Do this:
All the data should be repeated exactly. Any image in it is left out.

BEGIN Available records

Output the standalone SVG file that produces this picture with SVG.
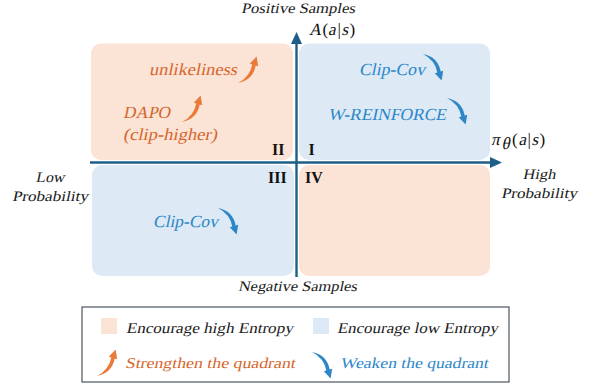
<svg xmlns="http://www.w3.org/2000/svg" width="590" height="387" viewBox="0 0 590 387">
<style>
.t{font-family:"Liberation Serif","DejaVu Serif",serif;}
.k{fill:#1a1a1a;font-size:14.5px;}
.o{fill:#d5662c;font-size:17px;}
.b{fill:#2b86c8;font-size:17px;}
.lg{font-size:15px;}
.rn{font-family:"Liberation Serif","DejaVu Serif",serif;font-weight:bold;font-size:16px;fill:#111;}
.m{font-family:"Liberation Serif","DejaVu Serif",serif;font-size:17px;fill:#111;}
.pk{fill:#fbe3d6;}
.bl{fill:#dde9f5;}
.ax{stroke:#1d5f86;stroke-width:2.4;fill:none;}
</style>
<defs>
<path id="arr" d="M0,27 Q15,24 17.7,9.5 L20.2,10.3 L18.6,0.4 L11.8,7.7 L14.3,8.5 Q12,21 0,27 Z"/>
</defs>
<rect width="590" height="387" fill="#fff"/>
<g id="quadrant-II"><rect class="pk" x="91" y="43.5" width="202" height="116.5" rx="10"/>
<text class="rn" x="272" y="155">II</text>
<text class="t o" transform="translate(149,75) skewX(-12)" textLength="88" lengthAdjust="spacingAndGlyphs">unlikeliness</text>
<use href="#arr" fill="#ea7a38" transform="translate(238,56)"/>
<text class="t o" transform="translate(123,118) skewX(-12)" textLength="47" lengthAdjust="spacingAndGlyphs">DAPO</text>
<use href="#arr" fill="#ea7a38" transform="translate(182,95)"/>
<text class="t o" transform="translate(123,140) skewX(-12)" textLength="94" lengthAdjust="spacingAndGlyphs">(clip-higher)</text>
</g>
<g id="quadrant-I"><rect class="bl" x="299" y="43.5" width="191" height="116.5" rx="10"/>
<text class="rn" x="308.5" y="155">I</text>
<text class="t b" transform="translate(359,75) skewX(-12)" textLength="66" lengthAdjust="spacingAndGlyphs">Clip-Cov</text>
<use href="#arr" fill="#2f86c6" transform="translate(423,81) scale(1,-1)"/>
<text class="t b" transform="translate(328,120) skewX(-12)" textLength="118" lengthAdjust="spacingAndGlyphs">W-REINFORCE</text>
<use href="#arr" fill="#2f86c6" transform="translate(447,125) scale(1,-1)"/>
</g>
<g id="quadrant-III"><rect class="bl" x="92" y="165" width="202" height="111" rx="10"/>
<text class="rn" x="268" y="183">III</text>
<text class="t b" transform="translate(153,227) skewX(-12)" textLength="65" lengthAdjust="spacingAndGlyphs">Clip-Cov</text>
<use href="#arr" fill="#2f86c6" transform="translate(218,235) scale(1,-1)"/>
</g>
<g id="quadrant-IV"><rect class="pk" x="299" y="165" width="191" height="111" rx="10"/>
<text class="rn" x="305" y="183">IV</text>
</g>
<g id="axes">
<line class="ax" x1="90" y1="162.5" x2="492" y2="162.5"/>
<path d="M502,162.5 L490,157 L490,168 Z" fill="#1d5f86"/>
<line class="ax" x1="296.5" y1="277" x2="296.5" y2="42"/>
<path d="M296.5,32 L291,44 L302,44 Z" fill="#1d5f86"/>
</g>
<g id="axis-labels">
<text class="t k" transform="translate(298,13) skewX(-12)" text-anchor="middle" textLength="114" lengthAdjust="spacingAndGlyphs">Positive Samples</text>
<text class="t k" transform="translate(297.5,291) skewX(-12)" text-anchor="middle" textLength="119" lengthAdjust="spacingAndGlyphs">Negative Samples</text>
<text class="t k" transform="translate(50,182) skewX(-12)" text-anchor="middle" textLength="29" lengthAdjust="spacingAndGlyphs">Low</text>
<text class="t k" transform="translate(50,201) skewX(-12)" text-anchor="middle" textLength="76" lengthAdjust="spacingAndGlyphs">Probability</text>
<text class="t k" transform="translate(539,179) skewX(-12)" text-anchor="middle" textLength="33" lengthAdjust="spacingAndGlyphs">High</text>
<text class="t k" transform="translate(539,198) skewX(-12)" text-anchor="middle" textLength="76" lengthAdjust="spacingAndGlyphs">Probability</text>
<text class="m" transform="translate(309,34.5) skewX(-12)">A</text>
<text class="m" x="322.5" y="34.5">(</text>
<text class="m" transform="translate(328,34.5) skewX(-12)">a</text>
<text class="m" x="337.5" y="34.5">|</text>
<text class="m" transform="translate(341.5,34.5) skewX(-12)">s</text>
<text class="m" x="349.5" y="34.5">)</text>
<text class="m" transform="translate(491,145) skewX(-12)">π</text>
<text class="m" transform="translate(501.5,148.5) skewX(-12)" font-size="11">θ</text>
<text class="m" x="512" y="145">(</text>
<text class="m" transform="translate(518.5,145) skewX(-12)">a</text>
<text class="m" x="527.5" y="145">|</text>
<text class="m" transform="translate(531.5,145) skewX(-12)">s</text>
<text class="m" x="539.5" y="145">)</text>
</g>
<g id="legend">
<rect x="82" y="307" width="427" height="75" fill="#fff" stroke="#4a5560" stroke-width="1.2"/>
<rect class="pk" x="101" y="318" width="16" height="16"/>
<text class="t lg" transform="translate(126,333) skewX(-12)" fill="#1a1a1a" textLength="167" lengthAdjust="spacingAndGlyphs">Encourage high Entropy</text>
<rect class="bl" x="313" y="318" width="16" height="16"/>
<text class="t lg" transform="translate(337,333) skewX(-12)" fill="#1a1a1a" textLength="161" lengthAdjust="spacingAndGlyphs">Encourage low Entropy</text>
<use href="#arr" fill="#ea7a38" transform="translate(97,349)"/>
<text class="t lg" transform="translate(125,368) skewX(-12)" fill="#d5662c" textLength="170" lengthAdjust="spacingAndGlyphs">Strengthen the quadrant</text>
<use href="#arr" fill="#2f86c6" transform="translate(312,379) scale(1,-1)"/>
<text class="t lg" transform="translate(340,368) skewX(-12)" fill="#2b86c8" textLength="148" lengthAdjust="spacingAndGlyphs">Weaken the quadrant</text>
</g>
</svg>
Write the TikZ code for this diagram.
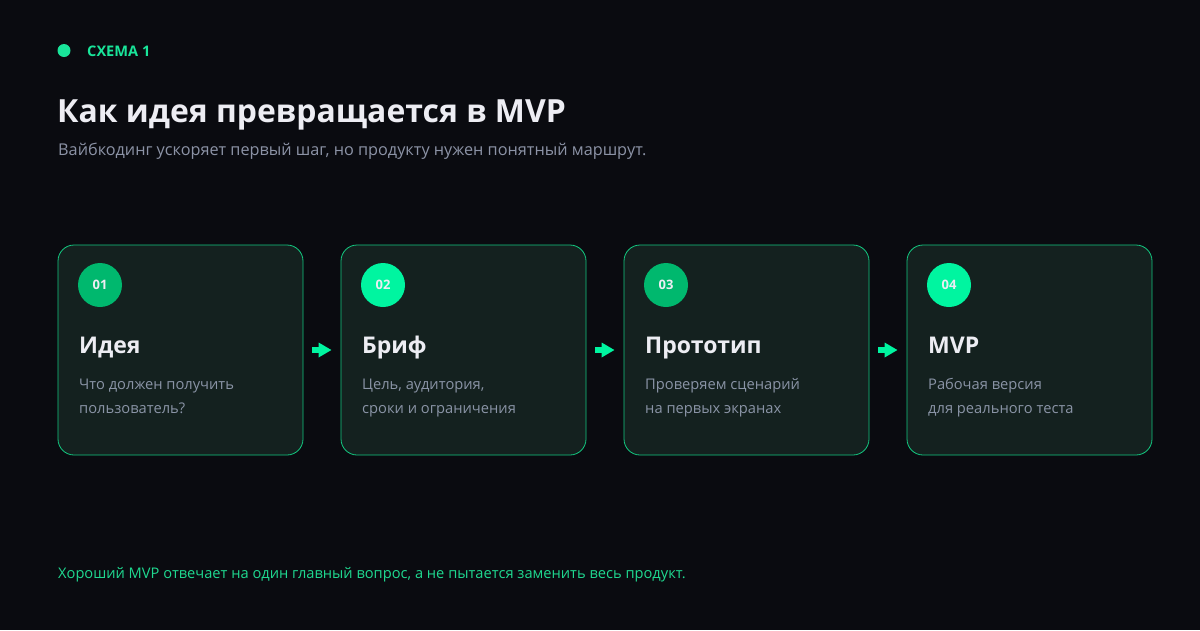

END Available records

Solved exercise:
Output the standalone SVG file that produces this picture with SVG.
<svg xmlns="http://www.w3.org/2000/svg" width="590" height="387" viewBox="0 0 590 387">
<style>
.t{font-family:"Liberation Serif","DejaVu Serif",serif;}
.k{fill:#1a1a1a;font-size:14.5px;}
.o{fill:#d5662c;font-size:17px;}
.b{fill:#2b86c8;font-size:17px;}
.lg{font-size:15px;}
.rn{font-family:"Liberation Serif","DejaVu Serif",serif;font-weight:bold;font-size:16px;fill:#111;}
.m{font-family:"Liberation Serif","DejaVu Serif",serif;font-size:17px;fill:#111;}
.pk{fill:#fbe3d6;}
.bl{fill:#dde9f5;}
.ax{stroke:#1d5f86;stroke-width:2.4;fill:none;}
</style>
<defs>
<path id="arr" d="M0,27 Q15,24 17.7,9.5 L20.2,10.3 L18.6,0.4 L11.8,7.7 L14.3,8.5 Q12,21 0,27 Z"/>
</defs>
<rect width="590" height="387" fill="#fff"/>
<g id="quadrant-II"><rect class="pk" x="91" y="43.5" width="202" height="116.5" rx="10"/>
<text class="rn" x="272" y="155">II</text>
<text class="t o" transform="translate(149,75) skewX(-12)" textLength="88" lengthAdjust="spacingAndGlyphs">unlikeliness</text>
<use href="#arr" fill="#ea7a38" transform="translate(238,56)"/>
<text class="t o" transform="translate(123,118) skewX(-12)" textLength="47" lengthAdjust="spacingAndGlyphs">DAPO</text>
<use href="#arr" fill="#ea7a38" transform="translate(182,95)"/>
<text class="t o" transform="translate(123,140) skewX(-12)" textLength="94" lengthAdjust="spacingAndGlyphs">(clip-higher)</text>
</g>
<g id="quadrant-I"><rect class="bl" x="299" y="43.5" width="191" height="116.5" rx="10"/>
<text class="rn" x="308.5" y="155">I</text>
<text class="t b" transform="translate(359,75) skewX(-12)" textLength="66" lengthAdjust="spacingAndGlyphs">Clip-Cov</text>
<use href="#arr" fill="#2f86c6" transform="translate(423,81) scale(1,-1)"/>
<text class="t b" transform="translate(328,120) skewX(-12)" textLength="118" lengthAdjust="spacingAndGlyphs">W-REINFORCE</text>
<use href="#arr" fill="#2f86c6" transform="translate(447,125) scale(1,-1)"/>
</g>
<g id="quadrant-III"><rect class="bl" x="92" y="165" width="202" height="111" rx="10"/>
<text class="rn" x="268" y="183">III</text>
<text class="t b" transform="translate(153,227) skewX(-12)" textLength="65" lengthAdjust="spacingAndGlyphs">Clip-Cov</text>
<use href="#arr" fill="#2f86c6" transform="translate(218,235) scale(1,-1)"/>
</g>
<g id="quadrant-IV"><rect class="pk" x="299" y="165" width="191" height="111" rx="10"/>
<text class="rn" x="305" y="183">IV</text>
</g>
<g id="axes">
<line class="ax" x1="90" y1="162.5" x2="492" y2="162.5"/>
<path d="M502,162.5 L490,157 L490,168 Z" fill="#1d5f86"/>
<line class="ax" x1="296.5" y1="277" x2="296.5" y2="42"/>
<path d="M296.5,32 L291,44 L302,44 Z" fill="#1d5f86"/>
</g>
<g id="axis-labels">
<text class="t k" transform="translate(298,13) skewX(-12)" text-anchor="middle" textLength="114" lengthAdjust="spacingAndGlyphs">Positive Samples</text>
<text class="t k" transform="translate(297.5,291) skewX(-12)" text-anchor="middle" textLength="119" lengthAdjust="spacingAndGlyphs">Negative Samples</text>
<text class="t k" transform="translate(50,182) skewX(-12)" text-anchor="middle" textLength="29" lengthAdjust="spacingAndGlyphs">Low</text>
<text class="t k" transform="translate(50,201) skewX(-12)" text-anchor="middle" textLength="76" lengthAdjust="spacingAndGlyphs">Probability</text>
<text class="t k" transform="translate(539,179) skewX(-12)" text-anchor="middle" textLength="33" lengthAdjust="spacingAndGlyphs">High</text>
<text class="t k" transform="translate(539,198) skewX(-12)" text-anchor="middle" textLength="76" lengthAdjust="spacingAndGlyphs">Probability</text>
<text class="m" transform="translate(309,34.5) skewX(-12)">A</text>
<text class="m" x="322.5" y="34.5">(</text>
<text class="m" transform="translate(328,34.5) skewX(-12)">a</text>
<text class="m" x="337.5" y="34.5">|</text>
<text class="m" transform="translate(341.5,34.5) skewX(-12)">s</text>
<text class="m" x="349.5" y="34.5">)</text>
<text class="m" transform="translate(491,145) skewX(-12)">π</text>
<text class="m" transform="translate(501.5,148.5) skewX(-12)" font-size="11">θ</text>
<text class="m" x="512" y="145">(</text>
<text class="m" transform="translate(518.5,145) skewX(-12)">a</text>
<text class="m" x="527.5" y="145">|</text>
<text class="m" transform="translate(531.5,145) skewX(-12)">s</text>
<text class="m" x="539.5" y="145">)</text>
</g>
<g id="legend">
<rect x="82" y="307" width="427" height="75" fill="#fff" stroke="#4a5560" stroke-width="1.2"/>
<rect class="pk" x="101" y="318" width="16" height="16"/>
<text class="t lg" transform="translate(126,333) skewX(-12)" fill="#1a1a1a" textLength="167" lengthAdjust="spacingAndGlyphs">Encourage high Entropy</text>
<rect class="bl" x="313" y="318" width="16" height="16"/>
<text class="t lg" transform="translate(337,333) skewX(-12)" fill="#1a1a1a" textLength="161" lengthAdjust="spacingAndGlyphs">Encourage low Entropy</text>
<use href="#arr" fill="#ea7a38" transform="translate(97,349)"/>
<text class="t lg" transform="translate(125,368) skewX(-12)" fill="#d5662c" textLength="170" lengthAdjust="spacingAndGlyphs">Strengthen the quadrant</text>
<use href="#arr" fill="#2f86c6" transform="translate(312,379) scale(1,-1)"/>
<text class="t lg" transform="translate(340,368) skewX(-12)" fill="#2b86c8" textLength="148" lengthAdjust="spacingAndGlyphs">Weaken the quadrant</text>
</g>
</svg>
Write the TikZ code for this diagram.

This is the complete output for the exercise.